To save some of your time:
1) I realize that MO should be reserved for technical questions related to specific spots in research where people are stuck, or need a reference.
2) The question could be "morphed" into a general question about any area: what are some intuition pumps for e.g. Zoology.
3) It may not be desirable to provide answers that "oversimplify" technical subjects, as a little knowledge is a dangerous thing.
My justification for posting the question despite the above points is as follows: (1) If MO is only about technical questions and not about more general strategies for conducting one's life as a research mathematician, it loses some appeal in the community. (2) Even with the morphability of the question, an expert's effort to intuitively organize an important idea in a subject can be useful for awareness of ideas outside one's own research area and can be regarded as meaningful research work (these intuitions are shared during talks, but if you don't work in an area, you may never attend such talks). (3) Regarding oversimplification, it is always a danger, but the purpose here is to promote awareness across fields and to promote unity. We may assume that practicing researchers won't think they really understand a technical area when hearing a high level intuition pump like this.
Perhaps the problem is that the sheer number of these intuition pumps is too large. I argue that the level of idea I'm looking for should be sufficiently high that the number of such ideas will be relatively small. The deformation/rigidity example is pivotal in my subject and has had enormous influence, so having this high-level analogy gives immediate feeling of a central movement in a subject. I'm looking for such broad things, to get a general feeling of the movement of mathematics as a whole. Maybe the reason to close this question is that such analogies can be provided in a "What is?" article in the Notices. This said, I haven't found such descriptions there.
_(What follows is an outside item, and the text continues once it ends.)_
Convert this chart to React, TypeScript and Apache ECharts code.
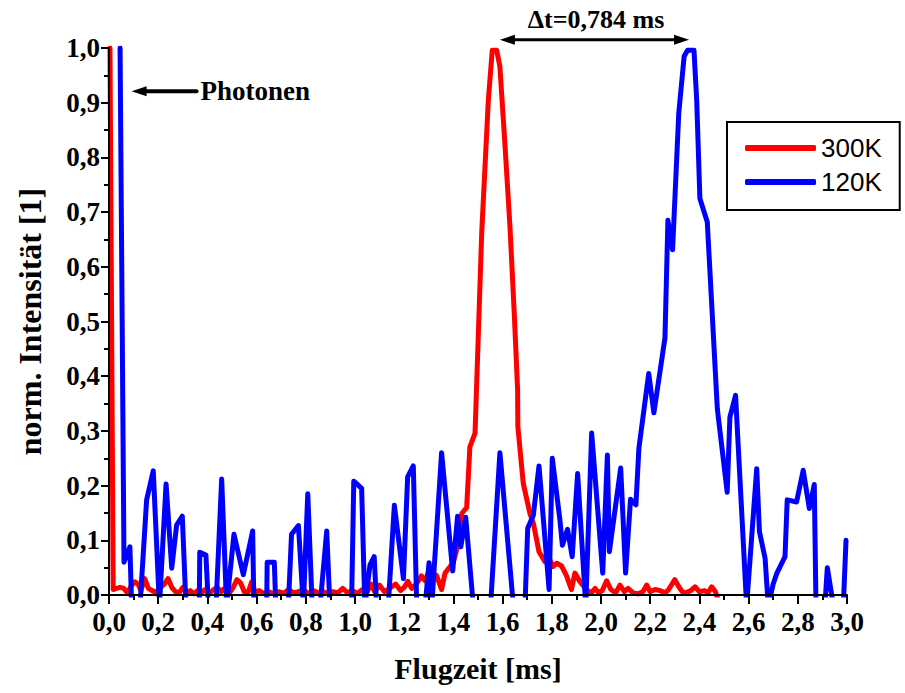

I also must say that some of my friends don't really like the example I cite given by Popa. I am also puzzled about that. I can't see how such attempts to make things very memorable and salient are not helpful to mathematicians.
I did ask the question as an exploration of how mathematicians attach "intuition" to their techniques, and wonder to what degree experts work to find intuitions like these, and so won't be offended if the question is closed. This said, I'd like to record a solid argument for why such questions are not of interest to the mathematics research community.